Detectives coaxed admissions out of Pearce during a video interview. Dozens of times, he told them he may be making things up, that he's guessing and doesn't remember details.
At trial, Pearce testified he felt like he was being coerced.
The judge hearing the case barred Pearce from presenting expert opinion evidence from York University psychology department chairman, Timothy Moore. Moore found Pearce's confession to be "extremely unreliable" based on a review of it and other case materials.
The judge found Moore appeared to be more of an advocate for Pearce than an impartial expert and refused to allow the evidence in.
That was an error, defence lawyer Gerri Wiebe argued Monday.
"There isn't any evidence that Dr. Moore is biased... he was fair and neutral," said Wiebe.

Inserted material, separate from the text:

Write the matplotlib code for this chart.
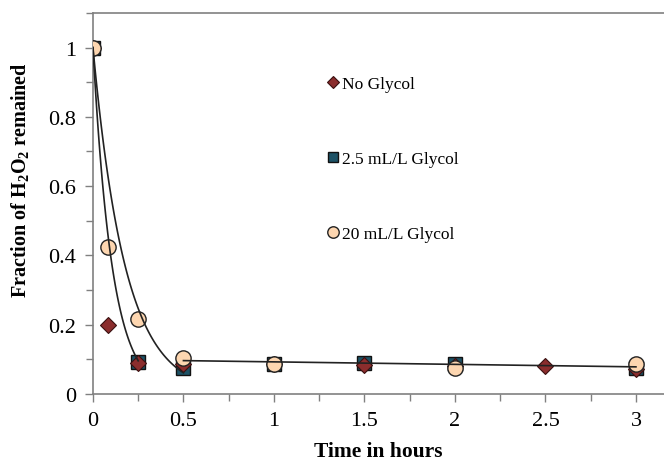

Compounding the mistake was how Pearce's defence wasn't allowed to cross examine police on interrogation techniques at trial, Wiebe said. That created a lack of context for jurors when considering Pearce's confession — one which police approached from a "guilt-presumptive" perspective, she said.
"The whole theory of the defence was that this was a confession created, or forced on Mr. Pearce by way of the techniques that were used," said Wiebe. "There are subtle nuances that just aren't going to be obvious to the jury."
Crown attorney Neil Cutler rebuffed Wiebe's arguments, saying the case had nothing to do with police interview techniques, which he described as not particularly aggressive.
Moore's qualifications to assess the reliability of a confession were limited, Cutler said.